In today’s post-conventional world, there’s often a value placed on integration — on finding some way to integrate any perspectives, desires, or requests that show up. Few of our readers need explanation of the value in this capacity to integrate. Yet every value is just one side of a polarity, so where is the place for saying “no” — clearly, confidently, and autocratically? Consciously not integrating certain perspectives, desires, or requests can be useful as well, especially when done not from a lack of capacity to integrate or a lack of understanding its value, but because drawing a boundary best serves in the specific context.
In addition to the capacity to integrate, the capacity to consciously draw and hold boundaries is a key skill for any organization to grow and stabilize — yet it’s often unappreciated, especially by those on the outside of the boundary.

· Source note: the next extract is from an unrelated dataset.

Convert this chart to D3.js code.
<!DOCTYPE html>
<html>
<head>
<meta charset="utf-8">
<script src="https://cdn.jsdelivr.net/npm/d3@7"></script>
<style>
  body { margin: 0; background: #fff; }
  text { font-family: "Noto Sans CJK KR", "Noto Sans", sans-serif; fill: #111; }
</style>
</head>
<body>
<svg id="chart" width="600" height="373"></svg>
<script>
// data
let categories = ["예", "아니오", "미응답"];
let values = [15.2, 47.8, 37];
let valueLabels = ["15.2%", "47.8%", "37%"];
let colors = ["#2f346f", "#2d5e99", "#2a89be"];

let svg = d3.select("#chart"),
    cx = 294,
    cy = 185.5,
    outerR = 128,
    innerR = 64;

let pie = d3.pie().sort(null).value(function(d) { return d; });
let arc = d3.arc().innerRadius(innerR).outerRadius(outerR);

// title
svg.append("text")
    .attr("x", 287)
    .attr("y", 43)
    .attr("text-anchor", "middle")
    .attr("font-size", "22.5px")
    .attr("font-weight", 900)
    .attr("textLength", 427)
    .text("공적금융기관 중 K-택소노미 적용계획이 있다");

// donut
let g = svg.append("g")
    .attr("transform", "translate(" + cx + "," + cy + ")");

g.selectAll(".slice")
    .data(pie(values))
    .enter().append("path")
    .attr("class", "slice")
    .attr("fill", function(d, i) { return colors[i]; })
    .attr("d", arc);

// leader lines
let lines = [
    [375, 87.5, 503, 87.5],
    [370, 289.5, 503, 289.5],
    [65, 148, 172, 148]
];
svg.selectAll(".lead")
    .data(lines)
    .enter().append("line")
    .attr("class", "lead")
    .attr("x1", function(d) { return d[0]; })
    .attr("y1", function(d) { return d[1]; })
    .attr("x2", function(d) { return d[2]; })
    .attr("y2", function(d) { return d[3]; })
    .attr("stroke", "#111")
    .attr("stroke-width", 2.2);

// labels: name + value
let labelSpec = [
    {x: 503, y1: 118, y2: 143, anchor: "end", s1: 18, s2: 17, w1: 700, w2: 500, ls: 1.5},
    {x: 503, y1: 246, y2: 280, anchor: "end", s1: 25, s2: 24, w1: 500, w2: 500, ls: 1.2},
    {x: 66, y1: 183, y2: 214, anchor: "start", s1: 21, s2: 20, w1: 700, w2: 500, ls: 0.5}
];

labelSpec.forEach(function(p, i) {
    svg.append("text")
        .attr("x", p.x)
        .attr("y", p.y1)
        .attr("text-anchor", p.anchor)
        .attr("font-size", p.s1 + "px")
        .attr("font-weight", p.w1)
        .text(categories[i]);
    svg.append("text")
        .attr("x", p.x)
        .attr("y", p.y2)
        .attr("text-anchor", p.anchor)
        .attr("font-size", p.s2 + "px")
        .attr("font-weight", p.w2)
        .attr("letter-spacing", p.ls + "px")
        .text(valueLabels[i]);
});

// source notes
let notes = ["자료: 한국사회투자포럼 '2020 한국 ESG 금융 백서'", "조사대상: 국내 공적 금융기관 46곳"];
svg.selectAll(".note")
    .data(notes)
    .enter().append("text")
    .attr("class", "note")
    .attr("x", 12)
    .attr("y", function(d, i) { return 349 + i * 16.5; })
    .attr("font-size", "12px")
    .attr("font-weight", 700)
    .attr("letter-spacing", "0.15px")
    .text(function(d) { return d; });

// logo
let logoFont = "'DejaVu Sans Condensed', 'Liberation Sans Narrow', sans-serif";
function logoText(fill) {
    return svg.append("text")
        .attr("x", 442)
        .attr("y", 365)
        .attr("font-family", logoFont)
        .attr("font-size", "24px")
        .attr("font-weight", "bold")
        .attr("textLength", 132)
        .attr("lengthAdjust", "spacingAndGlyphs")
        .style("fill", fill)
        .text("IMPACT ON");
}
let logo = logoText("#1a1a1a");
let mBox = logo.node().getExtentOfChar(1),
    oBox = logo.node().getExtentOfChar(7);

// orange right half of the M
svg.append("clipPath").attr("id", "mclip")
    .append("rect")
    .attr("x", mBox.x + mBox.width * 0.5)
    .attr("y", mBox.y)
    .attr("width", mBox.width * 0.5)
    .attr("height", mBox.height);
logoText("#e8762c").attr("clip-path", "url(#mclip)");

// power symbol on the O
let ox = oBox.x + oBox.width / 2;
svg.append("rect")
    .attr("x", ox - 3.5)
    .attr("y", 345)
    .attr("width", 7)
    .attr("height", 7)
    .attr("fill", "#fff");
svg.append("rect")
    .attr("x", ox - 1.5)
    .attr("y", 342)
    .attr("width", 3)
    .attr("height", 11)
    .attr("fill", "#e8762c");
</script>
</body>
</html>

I’m often asked how this “saying no” aligns with the integrative focus in Holacracy — wouldn’t an organization running with Holacracy and its “Integrative Decision-Making process” naturally find a way to say “yes” to requests, or to incorporate any input or tensions those in the world around it wish integrated? My answer, in a word: “No”.
Holacracy at its core is about generating organizational clarity using an integrative process, and then acting consciously from that clarity without integrating everything. Let’s explore both of these further:
Generating clarity means defining boundaries. In our biological world all life starts with a boundary, to contain energy and differentiate an entity from the world around it — every cell has a membrane, every animal a skin. In fact, the key development that enabled the first living cells to form in our pre-biotic soup is believed to have been the formation of a lipid membrane — a bubble — which created an inside separate from its outside. Boundaries are about as fundamental a phenomenon as we can find — with each word we use and each thought we hold, we are drawing boundaries to let something take shape from the underlying undifferentiated sea of reality.
Likewise, a healthy organization requires clear boundaries to differentiate itself from the world around it. Holacracy uses Governance Meetings with a highly integrative process to define the structures and authorities needed — with clear boundaries around each — for the organization to achieve its purpose. As a result, an organization using Holacracy well will have clear Roles (the cells of the organization), clear Circles (its organs), and a clear overall Scope (its skin). And when that clarity doesn’t yet exist or when it needs to evolve, there’s a continual and highly integrative process for processing those tensions.
This level of clarity means that when a message of some sort arrives, whether internally or from our outside world, we know exactly who will process it, in what Role, with what authority, in what context, and for what purpose. Inputs can thus be processed consciously, quickly, and often autocratically by the person filling the relevant Role, without relying on painful consensus-seeking group meetings to make decisions — a key symptom of lack of clarity.
And sometimes the individual filling the relevant Role concludes that some perspectives, desires, or requests are not necessary to the organization’s purpose to integrate at that point in time. Because the organizational structure itself was arrived at through a highly integrative process, it is now much easier for that individual to consciously, confidently, clearly, and autocratically say “no” — to honor the boundaries needed for the organization to thrive, rather than devolving into consensus. The job of any membrane is to protect an inside from the influence of the outside; to take in that which can be used, eject the waste, and hold the rest at bay.
So, the goal of Holacracy is not to say “yes” to every idea or request that surfaces, either internally or from the outside world. Rather, the goal is to consciously process everything, with clarity on when to integrate and when to autocratically make the best decision one person can for the organization, whether “yes”, “no”, or otherwise. And sometimes this means making a decision that leaves someone else’s perspective or desire on the outside of a boundary — but at least those decisions will be made consciously and clearly, from our best understanding of how to unfold the organization’s purpose.